Reverb is the original effect: the sound of the music interacting with the space in which it’s played.
Sound moves fast—over 1000 ft/second. But that’s slow enough that we can perceive the difference between soundwaves that come directly to our ear, and soundwaves that are reflected first.
Your ear is hearing the original sound, plus the original sound after it’s bounced off the walls of whatever studio, concert hall, cathedral, cave, bathroom, or parking garage you’re in.
That’s reverb.
Originally, reverb was achieved naturally, by putting the musicians in a “live” room—one with plenty of hard surfaces for sound to bounce off on its way to the microphones.
Since the size & reflectiveness of a room aren’t things you can easily adjust, recording engineers began building “echo chambers” to get reverb.
Starting with a “dry” recording made in a “dead” room, they could put a speaker in one corner of a live room & a microphone in the other and record the sound of the music interacting with the room.
From there it was a matter of simply blending the original dry recording and the “wet” signal together to get the desired effect.
Still, that’s kind of a pain in the ass.
Springs & Plates
In his book How Music Works, David Byrne makes an interesting point about how the venue where we play the music shapes the music itself.
Since people were accustomed to hearing organs in large church spaces, in the 30s organ maker Hammond invented the spring reverb to give its home instruments that same sense of space.
A transducer (sort of like a speaker) sends audio vibrations down a metal spring. On the other end is a pickup not unlike the ones on your guitar. The spring “stores” vibrations, dispersing their arrival at the pickup over milliseconds… much like soundwaves bouncing around a room en route to your ear.
In the late 50s, German company EMT invented the plate reverb. It’s the same idea as a spring reverb, only using a huge (~4’x8′ and ~500lbs) sheet of metal.
Plate reverbs were a huge paradigm shift for studios: more useful for music production, offering much greater control, and taking up a tiny fraction of the space needed for an echo chamber or large live room.
In the 60s, Hammond designed an improved spring reverb that was small enough to fit inside a guitar amplifier. Fender licensed it, and the popularity of their amps cemented it in our perception of what electric guitar sounds like.
Reverb Goes Digital
But wait, there’s more!
In the late 70s we saw the first digital reverbs from companies like EMT and Lexicon. These units multiplied the original signal, added slight delays to the copies, and recombined them to recreate the sensation of natural reverb in a room or echo chamber. The math behind what gets delayed & how much is known as a “reverb algorithm.”
In the late 90s, Sony turned this paradigm on its head—why create an algorithm from scratch? Why not capture the reverb of an existing physical space?
They called this approach “convolution reverb” and it remains popular today.
For example, when the Chicago Symphony Orchestra performs outdoors at the Pritzker Pavilion, the sound system there uses a reverb algorithm painstakingly modeled off their concert hall space a few blocks away.
New ‘verbs
Currently we’re seeing more experimental reverbs that do things that aren’t modeled on natural sounds. Of these, probably the only two you need to know about are modulated reverb and shimmer reverb.
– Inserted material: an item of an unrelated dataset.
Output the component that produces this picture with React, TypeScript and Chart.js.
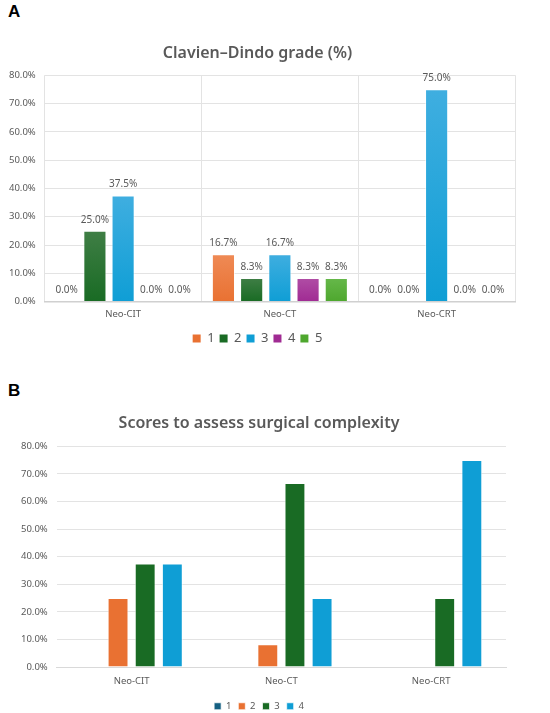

Modulated Reverb takes the wet signal and runs it through a modulation effect like chorus or phaser.
Shimmer Reverb takes the wet signal and adds an pitch shift (usually an octave up).
What Do All These Knobs Do?
mix — controls the balance between the wet and the dry sounds
decay — controls how long sound reverberates. you can also think of it as controlling how large the room/spring/plate is
predelay — controls how soon the reverb starts after the initial sound. set it too low and your dry signal can get lost in the wet. set it too high and it’ll sound like a slapback echo.
modulation — controls how much chorus, phaser, vibrato, flanger, etc is added to the wet signal
high filter/low pass/high damping — controls how much high end gets EQ’d out of the wet signal (helps keep big reverbs from getting really washy and indistinct)
low filter/high pass/low damping — controls how much low end gets EQ’d out of the wet signal (helps keep big reverbs from getting muddy)
(sound demos coming just as soon as I finish setting up my new office!)